The task:
Copy the records below word for word, from the first line through the line that contains "const rightTicks = [0, 1, 2, 3, 4, 5, 6, 7];", and leave out any pictures.

(Figure scripts)
■ ■ ■ ■

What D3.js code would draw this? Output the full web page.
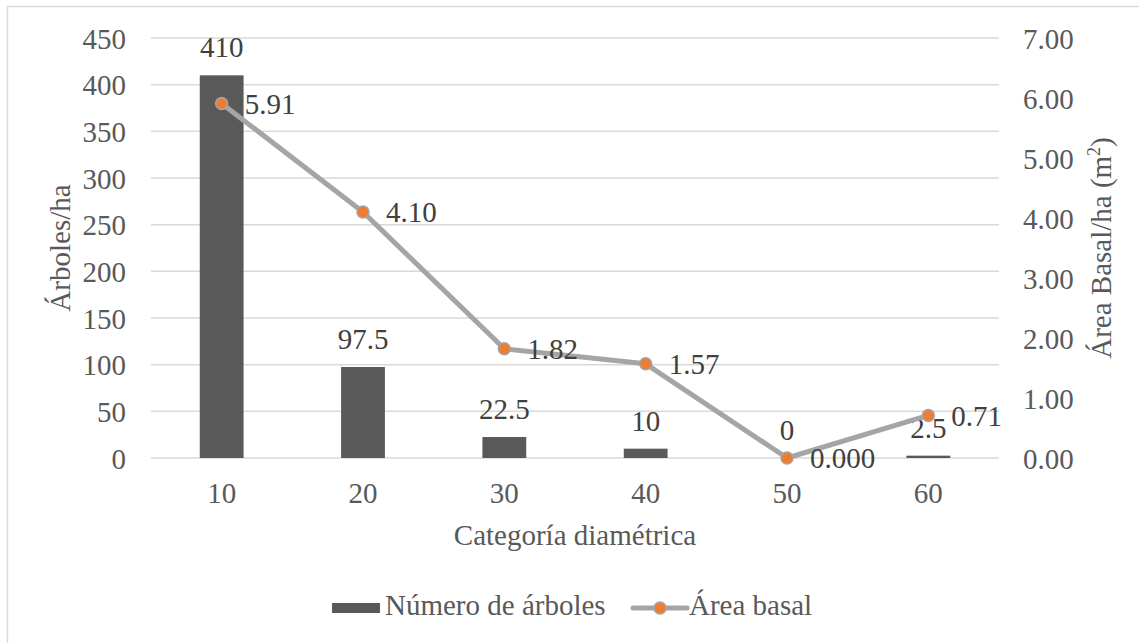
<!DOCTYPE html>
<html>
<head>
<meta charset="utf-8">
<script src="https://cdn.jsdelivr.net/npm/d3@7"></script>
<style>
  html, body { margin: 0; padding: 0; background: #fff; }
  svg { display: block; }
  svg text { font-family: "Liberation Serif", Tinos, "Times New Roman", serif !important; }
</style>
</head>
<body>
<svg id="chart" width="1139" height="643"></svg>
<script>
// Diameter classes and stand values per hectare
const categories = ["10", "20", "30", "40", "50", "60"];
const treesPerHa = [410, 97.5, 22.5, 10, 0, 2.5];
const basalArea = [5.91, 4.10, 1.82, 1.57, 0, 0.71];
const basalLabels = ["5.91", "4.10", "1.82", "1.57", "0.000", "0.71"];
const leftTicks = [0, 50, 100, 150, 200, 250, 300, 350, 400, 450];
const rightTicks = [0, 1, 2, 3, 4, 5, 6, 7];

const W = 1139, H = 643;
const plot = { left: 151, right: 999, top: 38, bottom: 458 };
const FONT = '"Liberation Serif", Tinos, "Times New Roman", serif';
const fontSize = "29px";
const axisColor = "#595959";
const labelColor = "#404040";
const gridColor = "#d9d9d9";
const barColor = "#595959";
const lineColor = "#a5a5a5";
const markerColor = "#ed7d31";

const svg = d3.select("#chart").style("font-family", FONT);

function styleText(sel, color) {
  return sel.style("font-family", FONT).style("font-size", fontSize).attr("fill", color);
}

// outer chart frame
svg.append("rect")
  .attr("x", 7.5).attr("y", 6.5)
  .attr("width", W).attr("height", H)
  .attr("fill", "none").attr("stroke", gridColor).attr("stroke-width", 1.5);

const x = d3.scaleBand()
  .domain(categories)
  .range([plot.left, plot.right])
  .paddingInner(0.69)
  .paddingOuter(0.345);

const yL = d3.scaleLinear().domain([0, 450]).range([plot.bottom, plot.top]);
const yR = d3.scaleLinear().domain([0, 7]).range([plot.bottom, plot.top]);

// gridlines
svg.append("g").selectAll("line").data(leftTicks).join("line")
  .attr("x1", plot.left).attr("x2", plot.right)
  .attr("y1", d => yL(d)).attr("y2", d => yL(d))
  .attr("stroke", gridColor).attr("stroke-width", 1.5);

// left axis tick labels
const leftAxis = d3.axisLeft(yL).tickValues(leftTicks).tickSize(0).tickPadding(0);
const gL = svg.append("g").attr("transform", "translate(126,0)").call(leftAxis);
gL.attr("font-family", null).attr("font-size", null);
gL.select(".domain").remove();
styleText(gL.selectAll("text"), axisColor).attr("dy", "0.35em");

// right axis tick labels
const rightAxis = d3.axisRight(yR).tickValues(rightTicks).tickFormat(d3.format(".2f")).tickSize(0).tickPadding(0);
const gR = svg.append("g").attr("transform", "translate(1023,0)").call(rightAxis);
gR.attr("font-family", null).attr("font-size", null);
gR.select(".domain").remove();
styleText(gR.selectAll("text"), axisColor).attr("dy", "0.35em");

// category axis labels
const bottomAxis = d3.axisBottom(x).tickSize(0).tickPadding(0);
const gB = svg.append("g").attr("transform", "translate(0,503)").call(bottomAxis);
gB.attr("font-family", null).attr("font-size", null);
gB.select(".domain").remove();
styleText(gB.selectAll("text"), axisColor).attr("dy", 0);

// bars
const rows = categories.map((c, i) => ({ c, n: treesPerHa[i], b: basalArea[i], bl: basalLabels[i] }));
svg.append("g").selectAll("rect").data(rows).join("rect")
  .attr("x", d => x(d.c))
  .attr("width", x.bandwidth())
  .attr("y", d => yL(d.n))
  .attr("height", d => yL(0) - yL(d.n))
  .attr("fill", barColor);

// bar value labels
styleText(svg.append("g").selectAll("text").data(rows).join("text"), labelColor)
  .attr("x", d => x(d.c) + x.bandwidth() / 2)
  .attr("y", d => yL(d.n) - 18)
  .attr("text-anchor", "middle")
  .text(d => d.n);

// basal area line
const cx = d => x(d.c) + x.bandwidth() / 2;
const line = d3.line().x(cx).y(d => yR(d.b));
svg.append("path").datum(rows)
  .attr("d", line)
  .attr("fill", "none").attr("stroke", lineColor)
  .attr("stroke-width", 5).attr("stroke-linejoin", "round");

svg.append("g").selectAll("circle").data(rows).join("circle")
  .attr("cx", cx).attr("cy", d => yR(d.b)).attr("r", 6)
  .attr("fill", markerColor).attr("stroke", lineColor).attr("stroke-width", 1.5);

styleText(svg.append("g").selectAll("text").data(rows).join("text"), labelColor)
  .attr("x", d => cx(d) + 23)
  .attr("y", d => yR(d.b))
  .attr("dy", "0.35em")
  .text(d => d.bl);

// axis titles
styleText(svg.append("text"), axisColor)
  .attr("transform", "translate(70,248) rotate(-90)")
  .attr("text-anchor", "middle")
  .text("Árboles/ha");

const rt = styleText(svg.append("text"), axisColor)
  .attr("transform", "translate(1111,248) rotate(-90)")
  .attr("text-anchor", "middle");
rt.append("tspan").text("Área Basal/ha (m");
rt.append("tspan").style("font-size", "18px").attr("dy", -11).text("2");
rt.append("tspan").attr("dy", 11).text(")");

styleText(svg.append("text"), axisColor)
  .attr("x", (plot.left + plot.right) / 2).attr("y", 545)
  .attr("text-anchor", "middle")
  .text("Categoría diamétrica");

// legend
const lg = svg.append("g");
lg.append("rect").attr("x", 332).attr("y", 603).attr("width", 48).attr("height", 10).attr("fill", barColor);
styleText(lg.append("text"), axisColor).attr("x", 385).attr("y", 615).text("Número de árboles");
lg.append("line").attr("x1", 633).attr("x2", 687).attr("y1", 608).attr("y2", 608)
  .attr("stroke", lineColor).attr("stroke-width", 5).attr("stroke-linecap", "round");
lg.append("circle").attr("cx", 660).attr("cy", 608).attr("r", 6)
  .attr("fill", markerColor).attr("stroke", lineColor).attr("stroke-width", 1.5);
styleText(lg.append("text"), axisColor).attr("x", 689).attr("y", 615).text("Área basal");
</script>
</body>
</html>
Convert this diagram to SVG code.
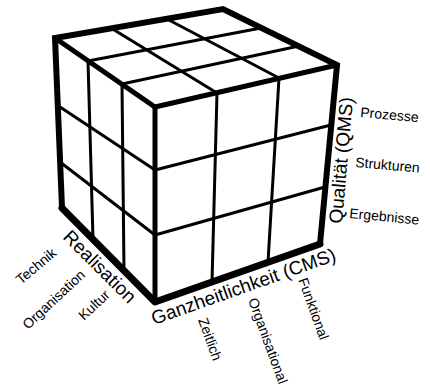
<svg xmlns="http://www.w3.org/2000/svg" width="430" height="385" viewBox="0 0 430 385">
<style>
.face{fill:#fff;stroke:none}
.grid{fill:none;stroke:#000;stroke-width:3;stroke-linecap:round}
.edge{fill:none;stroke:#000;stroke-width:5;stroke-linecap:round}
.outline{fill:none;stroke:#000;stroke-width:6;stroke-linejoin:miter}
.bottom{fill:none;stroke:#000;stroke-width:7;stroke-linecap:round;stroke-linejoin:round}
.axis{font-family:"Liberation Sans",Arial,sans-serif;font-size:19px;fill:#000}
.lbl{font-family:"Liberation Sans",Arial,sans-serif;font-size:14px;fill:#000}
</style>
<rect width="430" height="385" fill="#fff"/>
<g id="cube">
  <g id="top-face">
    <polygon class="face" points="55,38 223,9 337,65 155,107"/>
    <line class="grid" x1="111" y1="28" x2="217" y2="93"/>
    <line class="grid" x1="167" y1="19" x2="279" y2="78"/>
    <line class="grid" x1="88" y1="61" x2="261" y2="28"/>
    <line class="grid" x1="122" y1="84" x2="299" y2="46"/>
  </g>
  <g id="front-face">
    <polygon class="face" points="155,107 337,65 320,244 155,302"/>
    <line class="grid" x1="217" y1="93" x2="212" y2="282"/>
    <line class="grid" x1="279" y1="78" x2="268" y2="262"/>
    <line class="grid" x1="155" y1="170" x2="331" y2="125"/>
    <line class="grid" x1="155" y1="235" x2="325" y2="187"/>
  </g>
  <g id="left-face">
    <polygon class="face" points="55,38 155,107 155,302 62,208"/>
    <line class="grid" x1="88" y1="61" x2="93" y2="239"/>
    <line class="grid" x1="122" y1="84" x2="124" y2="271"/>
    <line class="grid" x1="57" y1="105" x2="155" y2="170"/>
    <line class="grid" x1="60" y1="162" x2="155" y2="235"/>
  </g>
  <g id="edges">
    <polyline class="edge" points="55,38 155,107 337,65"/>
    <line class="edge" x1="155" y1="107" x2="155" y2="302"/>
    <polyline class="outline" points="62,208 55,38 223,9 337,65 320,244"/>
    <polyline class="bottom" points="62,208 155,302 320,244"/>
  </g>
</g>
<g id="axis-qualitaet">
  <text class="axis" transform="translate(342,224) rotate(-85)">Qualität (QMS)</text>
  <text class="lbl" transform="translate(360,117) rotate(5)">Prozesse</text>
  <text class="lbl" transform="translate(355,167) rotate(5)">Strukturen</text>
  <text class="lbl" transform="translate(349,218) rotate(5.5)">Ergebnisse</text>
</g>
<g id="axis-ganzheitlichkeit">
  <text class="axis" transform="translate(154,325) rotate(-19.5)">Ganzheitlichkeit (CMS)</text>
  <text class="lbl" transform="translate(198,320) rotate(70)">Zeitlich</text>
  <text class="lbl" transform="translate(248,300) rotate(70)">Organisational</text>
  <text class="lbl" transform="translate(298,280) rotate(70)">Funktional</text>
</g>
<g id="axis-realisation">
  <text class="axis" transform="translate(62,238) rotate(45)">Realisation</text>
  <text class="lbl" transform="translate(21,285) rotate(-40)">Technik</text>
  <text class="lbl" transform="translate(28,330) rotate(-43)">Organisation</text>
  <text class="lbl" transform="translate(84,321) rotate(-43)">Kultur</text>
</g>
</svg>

■ ■ ■ ■

The result:
What D3.js code would draw this? Output the full web page.
<!DOCTYPE html>
<html>
<head>
<meta charset="utf-8">
<script src="https://cdn.jsdelivr.net/npm/d3@7"></script>
<style>
  html, body { margin: 0; padding: 0; background: #fff; }
  svg { display: block; }
  svg text { font-family: "Liberation Serif", Tinos, "Times New Roman", serif !important; }
</style>
</head>
<body>
<svg id="chart" width="1139" height="643"></svg>
<script>
// Diameter classes and stand values per hectare
const categories = ["10", "20", "30", "40", "50", "60"];
const treesPerHa = [410, 97.5, 22.5, 10, 0, 2.5];
const basalArea = [5.91, 4.10, 1.82, 1.57, 0, 0.71];
const basalLabels = ["5.91", "4.10", "1.82", "1.57", "0.000", "0.71"];
const leftTicks = [0, 50, 100, 150, 200, 250, 300, 350, 400, 450];
const rightTicks = [0, 1, 2, 3, 4, 5, 6, 7];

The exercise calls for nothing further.